Partitioning in Filter stage

visvacfirvin · Post by **visvacfirvin** » Mon Jul 28, 2008 12:14 pm

Hi,
I need a clarification regarding Partitions on Filter stage.

For eg consider the following set of records.

1,NY
2,NJ
3,NJ
4,NY
5,NJ
6,NY

Now i want to filter all the records from NY using filter stage(using two node config file). How does the partitioning works in the following cases.

1. Auto Partition - Will Filter stage uses the filter columns to partition the records.
2. If I explicitly set the partition as Hash Partition on state name, will the performance be improved? As the records from NY move to one node and NJ to another node, will the system knows not to apply filter on the node which has NJ?
3. Setting partition on Serial no affects performance?

Thanks,
Firvin

ray.wurlod · Post by **ray.wurlod** » Mon Jul 28, 2008 4:08 pm

With only six rows nothing you do will make a lot of difference.

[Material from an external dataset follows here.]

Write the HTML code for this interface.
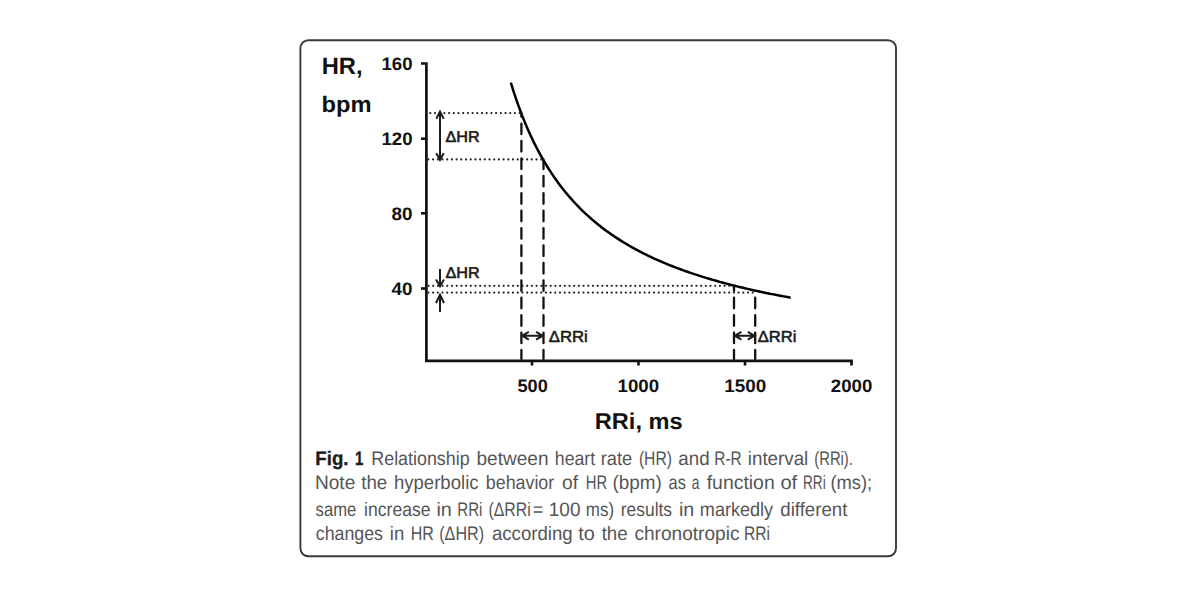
<!DOCTYPE html>
<html><head><meta charset="utf-8"><style>
html,body{margin:0;padding:0;background:#fff;width:1200px;height:600px;overflow:hidden}
svg{position:absolute;left:0;top:0;display:block}
text{font-family:"Liberation Sans",sans-serif;text-rendering:geometricPrecision}
</style></head><body>
<svg width="1200" height="600" viewBox="0 0 1200 600" font-family="Liberation Sans, sans-serif">
<rect x="300.4" y="40.2" width="595.6" height="516.1" rx="8" ry="8" fill="none" stroke="#3a3a3a" stroke-width="1.9"/>
<path d="M421,63.5 H426.4 V360.9 H851.5 V365.5" fill="none" stroke="#111" stroke-width="2.7" stroke-linejoin="miter"/>
<path d="M421,138.7 H426.4" stroke="#111" stroke-width="2.6"/>
<path d="M421,213.3 H426.4" stroke="#111" stroke-width="2.6"/>
<path d="M421,288.5 H426.4" stroke="#111" stroke-width="2.6"/>
<path d="M532.00,360.9 V365.5" stroke="#111" stroke-width="2.6"/>
<path d="M638.50,360.9 V365.5" stroke="#111" stroke-width="2.6"/>
<path d="M745.00,360.9 V365.5" stroke="#111" stroke-width="2.6"/>
<path d="M510.81,82.60 L513.14,90.07 L515.47,97.15 L517.80,103.87 L520.14,110.26 L522.47,116.35 L524.80,122.15 L527.13,127.68 L529.47,132.96 L531.80,138.02 L534.13,142.85 L536.46,147.48 L538.80,151.92 L541.13,156.19 L543.46,160.28 L545.79,164.21 L548.13,168.00 L550.46,171.64 L552.79,175.15 L555.12,178.54 L557.46,181.80 L559.79,184.95 L562.12,187.99 L564.45,190.94 L566.79,193.78 L569.12,196.53 L571.45,199.19 L573.78,201.77 L576.12,204.27 L578.45,206.70 L580.78,209.05 L583.11,211.33 L585.45,213.54 L587.78,215.70 L590.11,217.79 L592.44,219.82 L594.78,221.79 L597.11,223.72 L599.44,225.59 L601.78,227.41 L604.11,229.18 L606.44,230.91 L608.77,232.59 L611.11,234.23 L613.44,235.83 L615.77,237.40 L618.10,238.92 L620.44,240.41 L622.77,241.86 L625.10,243.28 L627.43,244.66 L629.77,246.01 L632.10,247.34 L634.43,248.63 L636.76,249.90 L639.10,251.13 L641.43,252.34 L643.76,253.53 L646.09,254.69 L648.43,255.82 L650.76,256.94 L653.09,258.02 L655.42,259.09 L657.76,260.14 L660.09,261.16 L662.42,262.17 L664.75,263.15 L667.09,264.12 L669.42,265.06 L671.75,265.99 L674.08,266.91 L676.42,267.80 L678.75,268.68 L681.08,269.54 L683.41,270.39 L685.75,271.22 L688.08,272.04 L690.41,272.84 L692.74,273.63 L695.08,274.41 L697.41,275.17 L699.74,275.92 L702.07,276.65 L704.41,277.38 L706.74,278.09 L709.07,278.79 L711.40,279.48 L713.74,280.15 L716.07,280.82 L718.40,281.48 L720.73,282.12 L723.07,282.76 L725.40,283.38 L727.73,284.00 L730.06,284.61 L732.40,285.20 L734.73,285.79 L737.06,286.37 L739.39,286.94 L741.73,287.50 L744.06,288.06 L746.39,288.60 L748.72,289.14 L751.06,289.67 L753.39,290.20 L755.72,290.71 L758.05,291.22 L760.39,291.72 L762.72,292.22 L765.05,292.70 L767.38,293.19 L769.72,293.66 L772.05,294.13 L774.38,294.59 L776.71,295.05 L779.05,295.49 L781.38,295.94 L783.71,296.38 L786.04,296.81 L788.38,297.24 L790.71,297.66" fill="none" stroke="#000" stroke-width="2.5"/>
<path d="M430.3,113.1 H521.4" stroke="#222" stroke-width="2.2" stroke-linecap="round" stroke-dasharray="0.001 4.699"/>
<path d="M428.4,159.4 H543.5" stroke="#222" stroke-width="2.2" stroke-linecap="round" stroke-dasharray="0.001 4.699"/>
<path d="M428.5,285.8 H734.0" stroke="#222" stroke-width="2.2" stroke-linecap="round" stroke-dasharray="0.001 4.699"/>
<path d="M428.4,292.6 H755.2" stroke="#222" stroke-width="2.2" stroke-linecap="round" stroke-dasharray="0.001 4.699"/>
<path d="M521.4,113.1 V359" stroke="#111" stroke-width="2.3" stroke-linecap="round" stroke-dasharray="10.60 6.82" stroke-dashoffset="6.97"/>
<path d="M543.5,159.4 V359" stroke="#111" stroke-width="2.3" stroke-linecap="round" stroke-dasharray="10.60 6.82" stroke-dashoffset="1.01"/>
<path d="M734.0,285.8 V359" stroke="#111" stroke-width="2.3" stroke-linecap="round" stroke-dasharray="10.60 6.82" stroke-dashoffset="5.47"/>
<path d="M755.2,292.6 V359" stroke="#111" stroke-width="2.3" stroke-linecap="round" stroke-dasharray="10.60 6.82" stroke-dashoffset="12.27"/>
<path d="M440,111 V160 M436.3,118.8 L440,111.6 L443.7,118.8 M436.3,153.3 L440,160 L443.7,153.3" fill="none" stroke="#1a1a1a" stroke-width="2"/>
<path d="M440,269 V286 M436,279.5 L440,286.3 L444,279.5" fill="none" stroke="#1a1a1a" stroke-width="2"/>
<path d="M440,312 V295 M436,303 L440,294.7 L444,303" fill="none" stroke="#1a1a1a" stroke-width="2"/>
<path d="M522.4,335.7 H542.5 M528.8,331.8 L522.1999999999999,335.7 L528.8,339.6 M536.1,331.8 L542.7,335.7 L536.1,339.6" fill="none" stroke="#1a1a1a" stroke-width="2"/>
<path d="M735.0,335.7 H754.2 M741.4,331.8 L734.8,335.7 L741.4,339.6 M747.8000000000001,331.8 L754.4000000000001,335.7 L747.8000000000001,339.6" fill="none" stroke="#1a1a1a" stroke-width="2"/>
<text x="381.53" y="69.5" font-size="18" font-weight="bold" fill="#111" textLength="31.03" lengthAdjust="spacingAndGlyphs">160</text>
<text x="381.53" y="145.0" font-size="18" font-weight="bold" fill="#111" textLength="31.03" lengthAdjust="spacingAndGlyphs">120</text>
<text x="391.60" y="219.7" font-size="18" font-weight="bold" fill="#111" textLength="20.97" lengthAdjust="spacingAndGlyphs">80</text>
<text x="391.61" y="294.8" font-size="18" font-weight="bold" fill="#111" textLength="20.96" lengthAdjust="spacingAndGlyphs">40</text>
<text x="517.44" y="391.8" font-size="18" font-weight="bold" fill="#111" textLength="30.30" lengthAdjust="spacingAndGlyphs">500</text>
<text x="617.52" y="391.8" font-size="18" font-weight="bold" fill="#111" textLength="41.54" lengthAdjust="spacingAndGlyphs">1000</text>
<text x="724.21" y="391.6" font-size="18" font-weight="bold" fill="#111" textLength="41.96" lengthAdjust="spacingAndGlyphs">1500</text>
<text x="830.85" y="391.8" font-size="18" font-weight="bold" fill="#111" textLength="41.41" lengthAdjust="spacingAndGlyphs">2000</text>
<text x="321.71" y="73.9" font-size="23.5" font-weight="bold" fill="#111" textLength="40.88" lengthAdjust="spacingAndGlyphs">HR,</text>
<text x="321.64" y="111.7" font-size="22.6" font-weight="bold" fill="#111" textLength="50.03" lengthAdjust="spacingAndGlyphs">bpm</text>
<text x="594.72" y="429.2" font-size="22.8" font-weight="bold" fill="#111" textLength="87.95" lengthAdjust="spacingAndGlyphs">RRi, ms</text>
<text x="445.52" y="142.0" font-size="15.5" fill="#1a1a1a" textLength="34.23" lengthAdjust="spacingAndGlyphs" stroke="#1a1a1a" stroke-width="0.6">ΔHR</text>
<text x="445.52" y="277.7" font-size="15.5" fill="#1a1a1a" textLength="34.23" lengthAdjust="spacingAndGlyphs" stroke="#1a1a1a" stroke-width="0.6">ΔHR</text>
<text x="548.80" y="342.3" font-size="16" fill="#1a1a1a" textLength="39.02" lengthAdjust="spacingAndGlyphs" stroke="#1a1a1a" stroke-width="0.55">ΔRRi</text>
<text x="757.81" y="342.3" font-size="16" fill="#1a1a1a" textLength="38.71" lengthAdjust="spacingAndGlyphs" stroke="#1a1a1a" stroke-width="0.55">ΔRRi</text>
<text x="315.30" y="464.7" font-size="19.5" font-weight="bold" fill="#1c1c1c" textLength="33.24" lengthAdjust="spacingAndGlyphs" stroke="#1c1c1c" stroke-width="0.35">Fig.</text>
<text x="354.90" y="464.7" font-size="19.5" font-weight="bold" fill="#1c1c1c" textLength="8.37" lengthAdjust="spacingAndGlyphs" stroke="#1c1c1c" stroke-width="0.35">1</text>
<text x="371.28" y="464.7" font-size="19.5" fill="#555555" textLength="98.42" lengthAdjust="spacingAndGlyphs">Relationship</text>
<text x="476.52" y="464.7" font-size="19.5" fill="#555555" textLength="71.96" lengthAdjust="spacingAndGlyphs">between</text>
<text x="554.82" y="464.7" font-size="19.5" fill="#555555" textLength="40.36" lengthAdjust="spacingAndGlyphs">heart</text>
<text x="600.73" y="464.7" font-size="19.5" fill="#555555" textLength="31.53" lengthAdjust="spacingAndGlyphs">rate</text>
<text x="638.88" y="464.7" font-size="19.5" fill="#555555" textLength="33.04" lengthAdjust="spacingAndGlyphs">(HR)</text>
<text x="678.36" y="464.7" font-size="19.5" fill="#555555" textLength="31.20" lengthAdjust="spacingAndGlyphs">and</text>
<text x="714.29" y="464.7" font-size="19.5" fill="#555555" textLength="27.38" lengthAdjust="spacingAndGlyphs">R-R</text>
<text x="747.79" y="464.7" font-size="19.5" fill="#555555" textLength="60.51" lengthAdjust="spacingAndGlyphs">interval</text>
<text x="814.33" y="464.7" font-size="19.5" fill="#555555" textLength="38.57" lengthAdjust="spacingAndGlyphs">(RRi).</text>
<text x="314.98" y="489.4" font-size="19.5" fill="#555555" textLength="40.31" lengthAdjust="spacingAndGlyphs">Note</text>
<text x="361.27" y="489.4" font-size="19.5" fill="#555555" textLength="26.01" lengthAdjust="spacingAndGlyphs">the</text>
<text x="393.96" y="489.4" font-size="19.5" fill="#555555" textLength="84.58" lengthAdjust="spacingAndGlyphs">hyperbolic</text>
<text x="485.80" y="489.4" font-size="19.5" fill="#555555" textLength="68.45" lengthAdjust="spacingAndGlyphs">behavior</text>
<text x="561.94" y="489.4" font-size="19.5" fill="#555555" textLength="16.08" lengthAdjust="spacingAndGlyphs">of</text>
<text x="585.73" y="489.4" font-size="19.5" fill="#555555" textLength="21.40" lengthAdjust="spacingAndGlyphs">HR</text>
<text x="612.38" y="489.4" font-size="19.5" fill="#555555" textLength="49.34" lengthAdjust="spacingAndGlyphs">(bpm)</text>
<text x="668.55" y="489.4" font-size="19.5" fill="#555555" textLength="17.29" lengthAdjust="spacingAndGlyphs">as</text>
<text x="691.66" y="489.4" font-size="19.5" fill="#555555" textLength="7.69" lengthAdjust="spacingAndGlyphs">a</text>
<text x="706.73" y="489.4" font-size="19.5" fill="#555555" textLength="67.99" lengthAdjust="spacingAndGlyphs">function</text>
<text x="780.40" y="489.4" font-size="19.5" fill="#555555" textLength="16.82" lengthAdjust="spacingAndGlyphs">of</text>
<text x="803.04" y="489.4" font-size="19.5" fill="#555555" textLength="22.63" lengthAdjust="spacingAndGlyphs">RRi</text>
<text x="830.51" y="489.4" font-size="19.5" fill="#555555" textLength="41.68" lengthAdjust="spacingAndGlyphs">(ms);</text>
<text x="315.59" y="515.6" font-size="19.5" fill="#555555" textLength="40.70" lengthAdjust="spacingAndGlyphs">same</text>
<text x="364.07" y="515.6" font-size="19.5" fill="#555555" textLength="66.46" lengthAdjust="spacingAndGlyphs">increase</text>
<text x="436.43" y="515.6" font-size="19.5" fill="#555555" textLength="15.41" lengthAdjust="spacingAndGlyphs">in</text>
<text x="457.31" y="515.6" font-size="19.5" fill="#555555" textLength="25.16" lengthAdjust="spacingAndGlyphs">RRi</text>
<text x="488.47" y="515.6" font-size="19.5" fill="#555555" textLength="42.35" lengthAdjust="spacingAndGlyphs">(ΔRRi</text>
<text x="532.68" y="515.6" font-size="19.5" fill="#555555" textLength="10.46" lengthAdjust="spacingAndGlyphs">=</text>
<text x="548.80" y="515.6" font-size="19.5" fill="#555555" textLength="31.69" lengthAdjust="spacingAndGlyphs">100</text>
<text x="585.82" y="515.6" font-size="19.5" fill="#555555" textLength="28.28" lengthAdjust="spacingAndGlyphs">ms)</text>
<text x="620.79" y="515.6" font-size="19.5" fill="#555555" textLength="51.29" lengthAdjust="spacingAndGlyphs">results</text>
<text x="678.93" y="515.6" font-size="19.5" fill="#555555" textLength="15.41" lengthAdjust="spacingAndGlyphs">in</text>
<text x="699.85" y="515.6" font-size="19.5" fill="#555555" textLength="73.23" lengthAdjust="spacingAndGlyphs">markedly</text>
<text x="780.27" y="515.6" font-size="19.5" fill="#555555" textLength="67.12" lengthAdjust="spacingAndGlyphs">different</text>
<text x="315.80" y="540.2" font-size="19.5" fill="#555555" textLength="67.10" lengthAdjust="spacingAndGlyphs">changes</text>
<text x="389.81" y="540.2" font-size="19.5" fill="#555555" textLength="14.45" lengthAdjust="spacingAndGlyphs">in</text>
<text x="410.63" y="540.2" font-size="19.5" fill="#555555" textLength="23.16" lengthAdjust="spacingAndGlyphs">HR</text>
<text x="439.25" y="540.2" font-size="19.5" fill="#555555" textLength="44.80" lengthAdjust="spacingAndGlyphs">(ΔHR)</text>
<text x="491.96" y="540.2" font-size="19.5" fill="#555555" textLength="80.69" lengthAdjust="spacingAndGlyphs">according</text>
<text x="578.25" y="540.2" font-size="19.5" fill="#555555" textLength="16.53" lengthAdjust="spacingAndGlyphs">to</text>
<text x="601.67" y="540.2" font-size="19.5" fill="#555555" textLength="26.01" lengthAdjust="spacingAndGlyphs">the</text>
<text x="634.44" y="540.2" font-size="19.5" fill="#555555" textLength="105.01" lengthAdjust="spacingAndGlyphs">chronotropic</text>
<text x="743.97" y="540.2" font-size="19.5" fill="#555555" textLength="26.03" lengthAdjust="spacingAndGlyphs">RRi</text>
</svg>
</body></html>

What partitioning (Auto) uses depends on what's upstream of the Filter stage. Hash partitioning may worsen performance if it causes your data to be skewed (you have, for example, many more NY than NJ). The Filter stage does not use the partitioning algorithm in its filtering calculations; it will always check all the WHERE conditions. Sequential execution (which is what I assume you mean by "serial") will not improve anything. Data do not need to be key partitioned for the Filter stage, so Round Robin will give the most equitable balance of rows over available processing nodes. However, if a downstream stage does require key-partitioned data, then effecting this as far upstream as possible will minimize the need for subsequent re-partitioning.